Oleh: Ki Jal Atri Tanjung (Wakil Ketua PWM Sumbar
Filosofi Adat Basandi Syarak, Syarak Basandi Kitabullah (ABS-SBK) bagai permata berkilau dalam khazanah budaya Minangkabau. Ia adalah rumusan sempurna yang menyelaraskan kearifan lokal dengan ajaran agama, digadang-gadang sebagai pondasi kehidupan bermasyarakat di Sumatera Barat. Namun, di balik keindahan konseptualnya, tersembunyi pertanyaan kritis: apakah filosofi agung ini masih hidup dalam denyut nadi keseharian, atau sudah menjelma menjadi sekadar mitos—dipercaya, dibanggakan, tetapi makin kabur wujud nyatanya?
Kenyataan pahit yang harus diakui adalah adanya jurang lebar antara filosofi dan praktik. ABS-SBK seringkali terasa seperti sebuah konsep yang mengawang, idealis di tataran wacana tetapi mandul dalam implementasi. Ini bukan berarti ia tak relevan lagi. Justru, masalahnya terletak pada kegagalan kita untuk menghidupkannya dalam kebijakan dan tindakan nyata, sehingga menciptakan kekecewaan di tengah masyarakat Minang, baik yang di kampung halaman maupun di perantauan.
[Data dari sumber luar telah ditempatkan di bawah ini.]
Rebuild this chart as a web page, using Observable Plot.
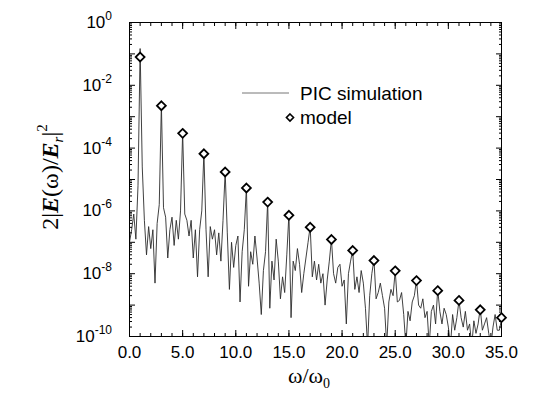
<!DOCTYPE html>
<html><head><meta charset="utf-8">
<script src="https://cdn.jsdelivr.net/npm/d3@7"></script>
<script src="https://cdn.jsdelivr.net/npm/@observablehq/plot@0.6"></script>
<style>body{margin:0;background:#fff} svg{overflow:visible}</style>
</head><body><div id="chart"></div>
<script>
// PIC simulation spectrum: omega/omega0 and log10 of 2|E(w)/Er|^2
const picOmega = [
 0,0.2,0.4,0.6,0.8, 1,1.2,1.4,1.6,1.8, 2,2.2,2.4,2.6,2.8, 3,3.2,3.4,3.6,3.8,
 4,4.2,4.4,4.6,4.8, 5,5.2,5.4,5.6,5.8, 6,6.2,6.4,6.6,6.8, 7,7.2,7.4,7.6,7.8,
 8,8.2,8.4,8.6,8.8, 9,9.2,9.4,9.6,9.8, 10,10.2,10.4,10.6,10.8, 11,11.2,11.4,11.6,11.8,
 12,12.2,12.4,12.6,12.8, 13,13.2,13.4,13.6,13.8, 14,14.2,14.4,14.6,14.8, 15,15.2,15.4,15.6,15.8,
 16,16.2,16.4,16.6,16.8, 17,17.2,17.4,17.6,17.8, 18,18.2,18.4,18.6,18.8, 19,19.2,19.4,19.6,19.8,
 20,20.2,20.4,20.6,20.8, 21,21.2,21.4,21.6,21.8, 22,22.2,22.4,22.6,22.8, 23,23.2,23.4,23.6,23.8,
 24,24.2,24.4,24.6,24.8, 25,25.2,25.4,25.6,25.8, 26,26.2,26.4,26.6,26.8, 27,27.2,27.4,27.6,27.8,
 28,28.2,28.4,28.6,28.8, 29,29.2,29.4,29.6,29.8, 30,30.2,30.4,30.6,30.8, 31,31.2,31.4,31.6,31.8,
 32,32.2,32.4,32.6,32.8, 33,33.2,33.4,33.6,33.8, 34,34.2,34.4,34.6,34.8, 35
];
const picLog10 = [
 -7.0,-6.6,-6.1,-6.9,-5.2,  -0.83,-4.6,-6.3,-7.4,-6.5,  -7.2,-6.6,-8.3,-6.4,-5.8,  -2.6,-5.9,-6.2,-7.5,-6.6,
 -6.2,-7.1,-6.3,-6.9,-6.0,  -3.5,-6.1,-6.3,-6.8,-6.3,  -7.5,-6.6,-8.1,-6.6,-6.0,  -4.15,-6.6,-8.1,-6.5,-6.9,
 -6.6,-7.4,-6.7,-7.6,-6.3,  -4.75,-6.7,-8.5,-7.0,-7.8,  -7.1,-6.8,-8.9,-7.3,-6.6,  -5.25,-8.4,-7.3,-7.7,-6.8,
 -7.5,-8.3,-9.3,-7.9,-7.3,  -5.7,-9.1,-7.6,-8.2,-6.9,  -7.6,-8.8,-8.1,-8.6,-7.4,  -6.1,-9.4,-7.6,-7.9,-7.2,
 -7.7,-8.6,-8.0,-7.5,-7.0,  -6.5,-8.1,-7.6,-8.2,-7.7,  -8.3,-8.0,-9.0,-8.2,-7.6,  -6.9,-8.0,-8.3,-7.8,-7.7,
 -8.4,-8.2,-9.6,-8.0,-7.6,  -7.25,-8.5,-8.1,-8.6,-7.9,  -8.3,-9.1,-10.3,-8.7,-8.0,  -7.55,-8.8,-8.6,-8.3,-8.7,
 -9.1,-10.3,-8.9,-8.5,-8.7,  -7.9,-8.9,-8.85,-8.6,-9.3,  -10.3,-9.2,-9.5,-8.9,-8.7,  -8.2,-9.0,-9.1,-8.8,-9.4,
 -9.2,-10.3,-9.2,-9.0,-9.6,  -8.5,-9.2,-9.6,-9.1,-9.3,  -9.7,-10.3,-9.3,-9.8,-9.4,  -8.85,-9.4,-9.7,-9.2,-9.8,
 -9.6,-10.3,-9.5,-9.9,-9.6,  -9.1,-9.8,-9.6,-9.4,-9.9,  -10.3,-9.7,-9.3,-9.8,-9.8,  -9.45
];
// model: odd harmonics
const modelOmega = [1,3,5,7,9,11,13,15,17,19,21,23,25,27,29,31,33,35];
const modelLog10 = [-1.1,-2.65,-3.53,-4.18,-4.76,-5.27,-5.72,-6.14,-6.52,-6.91,-7.26,-7.58,-7.91,-8.22,-8.54,-8.85,-9.15,-9.4];

const xTicks = [0,5,10,15,20,25,30,35];
const xTickLabels = ["0.0","5.0","10.0","15.0","20.0","25.0","30.0","35.0"];
const xMinorTicks = [0,1,2,3,4,5,6,7,8,9,10,11,12,13,14,15,16,17,18,19,20,21,22,23,24,25,26,27,28,29,30,31,32,33,34,35];
const yTickExponents = [0,-2,-4,-6,-8,-10];
const yDecadeExponents = [0,-1,-2,-3,-4,-5,-6,-7,-8,-9,-10];
const yMinorMantissas = [2,3,4,5,6,7,8,9];
const legendLabels = ["PIC simulation","model"];

const pic = picOmega.map((w,i)=>({w, p: Math.pow(10, picLog10[i])}));
const model = modelOmega.map((w,i)=>({w, p: Math.pow(10, modelLog10[i])}));
const yMajor = yDecadeExponents.map(e=>Math.pow(10,e));
const yMinor = yDecadeExponents.slice(1).flatMap(e=>yMinorMantissas.map(m=>m*Math.pow(10,e)));

const plot = Plot.plot({
  width: 538, height: 399,
  marginTop: 22, marginBottom: 63, marginLeft: 129, marginRight: 37,
  style: {fontFamily: "'Liberation Sans', Arial, sans-serif", fontSize: "17px", color: "#000", background: "#fff", overflow: "visible"},
  x: {domain: [0,35]},
  y: {type: "log", domain: [1e-10, 1]},
  marks: [
    Plot.line(pic, {x: "w", y: "p", stroke: "#2b2b2b", strokeWidth: 0.9, clip: true}),
    Plot.frame({stroke: "#000", strokeWidth: 1}),
    Plot.axisX({anchor: "bottom", ticks: xMinorTicks, tickSize: 3, dy: -3, text: null, label: null}),
    Plot.axisX({anchor: "bottom", ticks: xTicks, tickSize: 6, dy: -6, text: null, label: null}),
    Plot.axisX({anchor: "top", ticks: xMinorTicks, tickSize: 3, dy: 3, text: null, label: null}),
    Plot.axisX({anchor: "top", ticks: xTicks, tickSize: 6, dy: 6, text: null, label: null}),
    Plot.axisX({anchor: "bottom", ticks: xTicks, tickSize: 0, tickPadding: 9, label: null,
      tickFormat: d => xTickLabels[xTicks.indexOf(d)], fontSize: 17}),
    Plot.axisY({anchor: "left", ticks: yMinor, tickSize: 3, dx: 3, text: null, label: null}),
    Plot.axisY({anchor: "left", ticks: yMajor, tickSize: 6, dx: 6, text: null, label: null}),
    Plot.axisY({anchor: "right", ticks: yMinor, tickSize: 3, dx: -3, text: null, label: null}),
    Plot.axisY({anchor: "right", ticks: yMajor, tickSize: 6, dx: -6, text: null, label: null}),
    Plot.dot(model, {x: "w", y: "p", symbol: "diamond2", r: 4, stroke: "#000", strokeWidth: 1.8, fill: "#fff"})
  ]
});
document.getElementById("chart").appendChild(plot);

const svg = d3.select(plot);
const ys = plot.scale("y");

// y tick labels with superscript exponents
const yl = svg.append("g").attr("font-family", "'Liberation Sans', Arial, sans-serif").attr("fill", "#000");
yTickExponents.forEach(e => {
  const t = yl.append("text").attr("x", 112).attr("y", ys.apply(Math.pow(10, e)) + 6)
    .attr("text-anchor", "end").attr("font-size", 17);
  t.append("tspan").text("10");
  t.append("tspan").attr("dy", -8).attr("font-size", 12).text(String(e));
});

// y axis label: 2|E(ω)/E_r|^2
const ylab = svg.append("text")
  .attr("transform", "translate(58,177) rotate(-90)")
  .attr("text-anchor", "middle")
  .attr("font-family", "'Liberation Serif', 'Times New Roman', serif")
  .attr("font-size", 24).attr("fill", "#000");
ylab.append("tspan").text("2|");
ylab.append("tspan").attr("font-style", "italic").attr("font-weight", "bold").text("E");
ylab.append("tspan").text("(ω)/");
ylab.append("tspan").attr("font-style", "italic").attr("font-weight", "bold").text("E");
ylab.append("tspan").attr("font-size", 15).attr("font-style", "italic").attr("dy", 5).text("r");
ylab.append("tspan").attr("dy", -5).text("|");
ylab.append("tspan").attr("font-size", 15).attr("dy", -11).text("2");

// x axis label: ω/ω0
const xlab = svg.append("text")
  .attr("x", 309).attr("y", 383).attr("text-anchor", "middle")
  .attr("font-family", "'Liberation Serif', 'Times New Roman', serif")
  .attr("font-size", 22).attr("fill", "#000");
xlab.append("tspan").text("ω/ω");
xlab.append("tspan").attr("font-size", 14).attr("dy", 5).text("0");

// legend
const lg = svg.append("g").attr("font-family", "'Liberation Sans', Arial, sans-serif").attr("font-size", 19).attr("fill", "#000").attr("text-anchor", "start");
lg.append("line").attr("x1", 242).attr("x2", 289).attr("y1", 93).attr("y2", 93).attr("stroke", "#777").attr("stroke-width", 1);
lg.append("text").attr("x", 300).attr("y", 99.5).attr("text-anchor", "start").text(legendLabels[0]);
lg.append("path").attr("d", d3.symbol(d3.symbolDiamond2, Math.PI * 3.2 * 3.2)()).attr("transform", "translate(290,117.5)")
  .attr("fill", "#fff").attr("stroke", "#000").attr("stroke-width", 1.6);
lg.append("text").attr("x", 300).attr("y", 124).attr("text-anchor", "start").text(legendLabels[1]);
</script>
</body></html>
Akar masalah dari kesenjangan ini kompleks, tetapi dapat ditelusuri dari beberapa faktor kunci. Pertama, lemahnya kerangka kebijakan pendukung. Regulasi daerah yang secara spesifik mengatur pelaksanaan ABS-SBK seringkali minim atau, jika ada, implementasinya tersendat. Kedua, terdapat kegagalan koordinasi antara pemerintah daerah dan ninik mamak selaku pemangku adat, menyebabkan kebijakan tak menyentuh akar tradisi. Ketiga, sumber daya manusia yang benar-benar memahami dan mampu menjembatani konsep ABS-SBK dengan tantangan modern masih terbatas. Yang tak kalah penting, faktor pendanaan menjadi penghambat serius. Kurangnya alokasi anggaran khusus membuat program sosialisasi, pelatihan, dan pengawasan menjadi tak optimal, berujung pada aturan yang hanya indah di atas kertas.
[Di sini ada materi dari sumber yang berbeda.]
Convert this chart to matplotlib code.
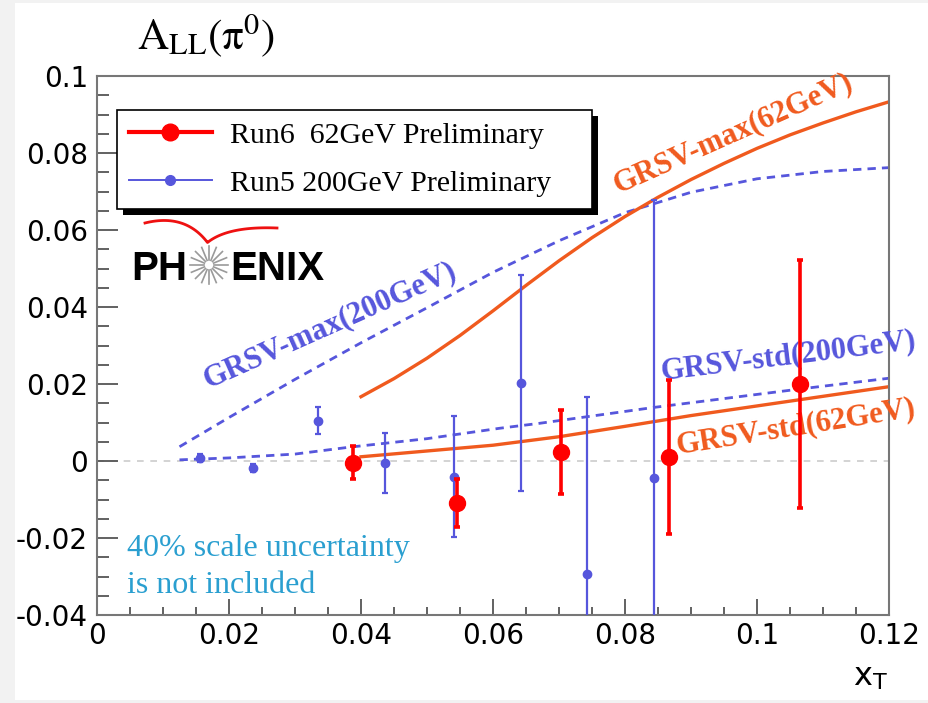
import numpy as np
import matplotlib
matplotlib.use('Agg')
import matplotlib.pyplot as plt
from matplotlib.lines import Line2D
from matplotlib.patches import Rectangle

plt.rcParams['mathtext.fontset'] = 'stix'

# Run6 62 GeV (red) and Run5 200 GeV (blue) data points
run6_x = [0.0388, 0.0545, 0.0703, 0.0866, 0.1065]
run6_y = [-0.0004, -0.0110, 0.0023, 0.0010, 0.0199]
run6_err = [0.0044, 0.0062, 0.0109, 0.0200, 0.0322]

run5_x = [0.0156, 0.0237, 0.0335, 0.0436, 0.0541, 0.0642, 0.0743, 0.0844]
run5_y = [0.0007, -0.0019, 0.0105, -0.0006, -0.0041, 0.0203, -0.0294, -0.0043]
run5_err = [0.0010, 0.0010, 0.0036, 0.0078, 0.0157, 0.0280, 0.0460, 0.0720]

# theory curves
max62_x = [0.04, 0.045, 0.05, 0.055, 0.06, 0.065, 0.07, 0.075, 0.08, 0.085,
           0.09, 0.095, 0.1, 0.105, 0.11, 0.115, 0.12]
max62_y = [0.0167, 0.0214, 0.0267, 0.0326, 0.039, 0.0456, 0.052, 0.058, 0.0635,
           0.0685, 0.0731, 0.0773, 0.0812, 0.0847, 0.0878, 0.0907, 0.0933]
std62_x = [0.04, 0.05, 0.06, 0.07, 0.08, 0.09, 0.1, 0.11, 0.12]
std62_y = [0.0011, 0.0026, 0.0041, 0.0063, 0.009, 0.0118, 0.0143, 0.0168, 0.0193]
max200_x = [0.0125, 0.02, 0.03, 0.04, 0.05, 0.06, 0.07, 0.08, 0.09, 0.1, 0.11, 0.12]
max200_y = [0.0037, 0.0113, 0.0212, 0.0307, 0.0398, 0.049, 0.0572, 0.0645,
            0.0698, 0.0733, 0.0752, 0.0762]
std200_x = [0.0125, 0.02, 0.03, 0.0383, 0.05, 0.061, 0.0671, 0.0843, 0.1065, 0.12]
std200_y = [0.0003, 0.0008, 0.0018, 0.0036, 0.0058, 0.0085, 0.0098, 0.0139, 0.0187, 0.0215]

xticks = [0, 0.02, 0.04, 0.06, 0.08, 0.1, 0.12]
xticklabels = ['0', '0.02', '0.04', '0.06', '0.08', '0.1', '0.12']
yticks = [-0.04, -0.02, 0, 0.02, 0.04, 0.06, 0.08, 0.1]
yticklabels = ['-0.04', '-0.02', '0', '0.02', '0.04', '0.06', '0.08', '0.1']

W, H = 929, 703
RED = '#ff0000'
BLUE = '#5656dc'
ORANGE = '#f05a1e'
SERIF = 'Liberation Serif'


def fp(x, y):
    """pixel (from top-left) -> figure fraction"""
    return x / W, 1 - y / H


fig = plt.figure(figsize=(W / 100, H / 100), dpi=100, facecolor='#f2f2f2')
fig.add_artist(Rectangle(fp(15, 700), (W - 15) / W, 697 / H, transform=fig.transFigure,
                         facecolor='white', edgecolor='none', zorder=-10))

l, b = fp(97, 615)
r, t = fp(889, 76)
ax = fig.add_axes([l, b, r - l, t - b])
ax.set_facecolor('white')
ax.set_xlim(0, 0.12)
ax.set_ylim(-0.04, 0.1)

ax.axhline(0, color='#cccccc', ls=(0, (4, 4)), lw=1.2, zorder=0)

ax.plot(max200_x, max200_y, color=BLUE, lw=2, ls=(0, (3, 2.2)), zorder=2)
ax.plot(std200_x, std200_y, color=BLUE, lw=2, ls=(0, (3, 2.2)), zorder=2)
ax.plot(max62_x, max62_y, color=ORANGE, lw=2.4, zorder=2)
ax.plot(std62_x, std62_y, color=ORANGE, lw=2.4, zorder=2)

ax.errorbar(run5_x, run5_y, yerr=run5_err, fmt='o', color=BLUE, ms=6, lw=1.6,
            capsize=2.5, capthick=1.6, zorder=3)
ax.errorbar(run6_x, run6_y, yerr=run6_err, fmt='o', color=RED, ms=11.5, lw=2.6,
            capsize=2.5, capthick=2.6, zorder=4)

# curve labels
lab = dict(fontsize=22, fontweight='bold', family=SERIF, ha='center', va='center',
           rotation_mode='anchor')
ax.text(0.0963, 0.0852, 'GRSV-max(62GeV)', color=ORANGE, rotation=24, **lab)
ax.text(0.0353, 0.0353, 'GRSV-max(200GeV)', color=BLUE, rotation=24, **lab)
ax.text(0.1047, 0.0272, 'GRSV-std(200GeV)', color=BLUE, rotation=7, clip_on=False, **lab)
ax.text(0.1058, 0.0088, 'GRSV-std(62GeV)', color=ORANGE, rotation=9, clip_on=False, **lab)

ax.text(0.0045, -0.0247, '40% scale uncertainty', color='#2a9fd0', fontsize=23,
        family=SERIF, va='baseline')
ax.text(0.0045, -0.0343, 'is not included', color='#2a9fd0', fontsize=23,
        family=SERIF, va='baseline')

# axes style
ax.set_xticks(xticks)
ax.set_xticklabels(xticklabels)
ax.set_yticks(yticks)
ax.set_yticklabels(yticklabels)
ax.set_xticks(np.arange(0, 0.1201, 0.005), minor=True)
ax.set_yticks(np.arange(-0.04, 0.1001, 0.005), minor=True)
ax.tick_params(axis='both', which='both', direction='in', colors='#555555',
               labelcolor='black', labelsize=20, top=False, right=False, width=1.3)
ax.tick_params(axis='y', which='major', length=15, pad=6.5)
ax.tick_params(axis='y', which='minor', length=8.6)
ax.tick_params(axis='x', which='major', length=11.5, pad=5)
ax.tick_params(axis='x', which='minor', length=5.8)
for s in ax.spines.values():
    s.set_color('#777777')
    s.set_linewidth(1.5)

# title and axis label
fig.text(*fp(137, 49), r'$\mathrm{A}_{\mathrm{LL}}(\mathrm{\pi}^{0})$', fontsize=31,
         va='baseline')
fig.text(*fp(888, 686), r'x$_{\mathregular{T}}$', fontsize=23, ha='right', va='baseline',
         family='DejaVu Sans')

# legend with black drop shadow
handles = [Line2D([], [], color=RED, lw=3, marker='o', ms=12),
           Line2D([], [], color=BLUE, lw=1.4, marker='o', ms=7)]
lx, ly = fp(116.7, 210)
leg = fig.legend(handles, ['Run6  62GeV Preliminary', 'Run5 200GeV Preliminary'],
                 loc='upper left', bbox_to_anchor=(lx, ly, 475 / W, 100 / H), mode='expand',
                 borderaxespad=0, prop={'family': SERIF, 'size': 21.5}, frameon=True,
                 fancybox=False, edgecolor='black', framealpha=1, handlelength=2.8,
                 handletextpad=0.6, labelspacing=0.7, borderpad=0.4, numpoints=1)
leg.get_frame().set_linewidth(1.2)
leg.set_zorder(6)
fig.canvas.draw()
bb = leg.get_window_extent().transformed(fig.transFigure.inverted())
fig.add_artist(Rectangle((bb.x0 + 6 / W, bb.y0 - 6 / H), bb.width, bb.height,
                         transform=fig.transFigure, facecolor='black', edgecolor='none',
                         zorder=5))

# PHENIX logo
fig.text(*fp(131, 280), 'PH', fontsize=29, fontweight='bold', family='Liberation Sans',
         va='baseline', zorder=7)
fig.text(*fp(230, 280), 'ENIX', fontsize=29, fontweight='bold', family='Liberation Sans',
         va='baseline', zorder=7)
cx, cy = 209, 265
for a in np.linspace(0, 2 * np.pi, 16, endpoint=False):
    x0, y0 = fp(cx + 5 * np.cos(a), cy + 5 * np.sin(a))
    x1, y1 = fp(cx + 19 * np.cos(a), cy + 19 * np.sin(a))
    fig.add_artist(Line2D([x0, x1], [y0, y1], transform=fig.transFigure,
                          color='#9a9a9a', lw=1.2, zorder=7))


def bez(p0, p1, p2, n=30):
    s = np.linspace(0, 1, n)[:, None]
    return (1 - s) ** 2 * np.array(p0) + 2 * (1 - s) * s * np.array(p1) + s ** 2 * np.array(p2)


sw = np.vstack([bez((145, 223), (185, 213), (207.5, 242.5)),
                bez((207.5, 242.5), (228, 226), (277, 228))])
sx, sy = zip(*[fp(px, py) for px, py in sw])
fig.add_artist(Line2D(sx, sy, transform=fig.transFigure, color='#ee1111', lw=2, zorder=7))

fig.savefig('out.png', dpi=100, facecolor=fig.get_facecolor())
Lalu, bagaimana menutup jurang ini? Solusi harus dimulai dari komitmen politik yang kuat. Pemerintah daerah perlu menjadikan ABS-SBK sebagai prioritas pembangunan budaya, bukan sekadar slogan. Ini dapat diwujudkan dengan meningkatkan alokasi anggaran secara signifikan untuk program-program konkret, seperti revitalisasi musyawarah adat yang mengintegrasikan nilai-nilai syarak, atau pendidikan karakter berbasis ABS-SBK di sekolah.
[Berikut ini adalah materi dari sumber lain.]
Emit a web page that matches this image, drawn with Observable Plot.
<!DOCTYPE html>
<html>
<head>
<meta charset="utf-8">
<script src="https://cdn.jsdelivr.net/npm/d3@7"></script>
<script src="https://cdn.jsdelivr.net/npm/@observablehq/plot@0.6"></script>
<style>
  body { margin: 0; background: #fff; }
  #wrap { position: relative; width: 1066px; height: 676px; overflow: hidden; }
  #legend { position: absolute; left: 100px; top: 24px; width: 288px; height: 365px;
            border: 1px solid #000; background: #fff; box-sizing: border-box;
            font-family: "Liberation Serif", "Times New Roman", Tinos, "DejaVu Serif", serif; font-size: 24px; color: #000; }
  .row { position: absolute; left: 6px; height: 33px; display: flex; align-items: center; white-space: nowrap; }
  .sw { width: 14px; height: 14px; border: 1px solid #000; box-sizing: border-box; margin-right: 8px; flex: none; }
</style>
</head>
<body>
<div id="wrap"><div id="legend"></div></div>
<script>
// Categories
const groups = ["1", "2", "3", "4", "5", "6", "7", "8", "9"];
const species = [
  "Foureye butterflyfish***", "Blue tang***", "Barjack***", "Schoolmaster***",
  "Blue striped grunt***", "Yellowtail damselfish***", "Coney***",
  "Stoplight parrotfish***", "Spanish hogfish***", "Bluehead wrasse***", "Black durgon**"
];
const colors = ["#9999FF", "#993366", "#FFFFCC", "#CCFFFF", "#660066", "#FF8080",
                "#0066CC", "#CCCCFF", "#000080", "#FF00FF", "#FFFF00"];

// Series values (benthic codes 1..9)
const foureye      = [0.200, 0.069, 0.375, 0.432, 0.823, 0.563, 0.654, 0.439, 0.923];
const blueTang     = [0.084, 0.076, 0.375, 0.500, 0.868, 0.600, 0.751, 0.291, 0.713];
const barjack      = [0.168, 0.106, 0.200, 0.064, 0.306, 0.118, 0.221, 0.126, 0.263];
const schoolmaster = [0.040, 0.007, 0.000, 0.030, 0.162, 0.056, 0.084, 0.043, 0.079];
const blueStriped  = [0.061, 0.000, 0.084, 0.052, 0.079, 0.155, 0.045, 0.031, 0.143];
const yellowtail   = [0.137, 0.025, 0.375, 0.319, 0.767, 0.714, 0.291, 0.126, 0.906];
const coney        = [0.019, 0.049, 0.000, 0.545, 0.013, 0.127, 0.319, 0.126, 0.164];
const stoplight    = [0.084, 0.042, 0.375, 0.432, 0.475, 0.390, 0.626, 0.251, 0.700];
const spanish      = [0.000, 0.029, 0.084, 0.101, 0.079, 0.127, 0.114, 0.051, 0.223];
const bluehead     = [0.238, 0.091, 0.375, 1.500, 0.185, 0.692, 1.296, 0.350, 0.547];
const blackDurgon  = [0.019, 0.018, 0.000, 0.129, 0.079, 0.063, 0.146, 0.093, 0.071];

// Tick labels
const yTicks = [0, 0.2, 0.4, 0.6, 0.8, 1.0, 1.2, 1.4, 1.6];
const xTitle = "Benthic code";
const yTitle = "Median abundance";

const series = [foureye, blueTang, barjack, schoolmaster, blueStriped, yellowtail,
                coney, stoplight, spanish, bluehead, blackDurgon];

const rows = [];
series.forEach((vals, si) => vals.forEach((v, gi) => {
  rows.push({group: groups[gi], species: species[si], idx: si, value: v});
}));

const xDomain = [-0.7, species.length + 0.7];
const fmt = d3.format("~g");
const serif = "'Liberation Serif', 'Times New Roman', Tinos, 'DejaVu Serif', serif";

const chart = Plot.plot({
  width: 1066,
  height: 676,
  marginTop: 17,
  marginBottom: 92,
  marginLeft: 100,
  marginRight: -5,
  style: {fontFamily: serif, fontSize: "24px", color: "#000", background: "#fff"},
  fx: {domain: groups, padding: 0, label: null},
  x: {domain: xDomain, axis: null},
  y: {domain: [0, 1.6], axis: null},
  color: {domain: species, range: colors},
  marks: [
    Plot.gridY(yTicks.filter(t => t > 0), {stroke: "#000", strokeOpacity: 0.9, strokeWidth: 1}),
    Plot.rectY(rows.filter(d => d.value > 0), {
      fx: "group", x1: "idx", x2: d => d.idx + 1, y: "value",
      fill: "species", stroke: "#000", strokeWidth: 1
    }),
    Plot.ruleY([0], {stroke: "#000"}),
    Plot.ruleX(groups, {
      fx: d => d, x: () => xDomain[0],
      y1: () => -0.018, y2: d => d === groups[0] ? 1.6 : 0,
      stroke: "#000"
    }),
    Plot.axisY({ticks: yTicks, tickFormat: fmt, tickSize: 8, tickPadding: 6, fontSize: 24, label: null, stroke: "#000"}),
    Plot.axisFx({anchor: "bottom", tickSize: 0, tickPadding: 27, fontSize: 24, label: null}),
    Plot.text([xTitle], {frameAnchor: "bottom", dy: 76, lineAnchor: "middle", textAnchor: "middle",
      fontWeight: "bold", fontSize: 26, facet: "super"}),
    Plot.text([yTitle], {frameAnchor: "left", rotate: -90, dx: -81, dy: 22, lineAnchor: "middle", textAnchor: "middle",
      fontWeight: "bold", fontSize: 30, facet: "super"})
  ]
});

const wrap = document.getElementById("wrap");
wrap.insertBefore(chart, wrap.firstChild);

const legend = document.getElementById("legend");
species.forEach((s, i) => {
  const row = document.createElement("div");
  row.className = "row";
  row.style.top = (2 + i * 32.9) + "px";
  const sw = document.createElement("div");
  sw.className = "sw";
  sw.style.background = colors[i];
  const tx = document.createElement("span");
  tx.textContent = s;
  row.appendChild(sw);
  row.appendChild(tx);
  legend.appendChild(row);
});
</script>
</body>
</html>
Pendanaan juga bisa dicari melalui skema kreatif, seperti kemitraan dengan filantropi, atau menggalang swadaya masyarakat yang justru akan memperkuat rasa kepemilikan. Namun, anggaran saja tidak cukup. Efisiensi penggunaan dana dan pengawasan yang ketat mutlak diperlukan. Sosialisasi harus masif dan berkelanjutan, memanfaatkan berbagai media untuk menjangkau semua lapisan usia, termasuk generasi muda dan perantau.
Pada akhirnya, ABS-SBK tidak boleh berhenti sebagai mitos yang hanya dibicarakan dalam pelaminan atau pidato adat. Ia harus dihidupkan kembali sebagai paradigma berpikir dan bertindak. Dengan komitmen nyata dari semua pihak—pemerintah, lembaga adat, cerdik pandai, dan seluruh masyarakat—filosofi indah ini bisa turun dari menara gadingnya dan menjadi jalan hidup yang nyata, membimbing Minangkabau menghadapi zaman tanpa kehilangan jati diri. Saatnya mengubah mitos menjadi aksi.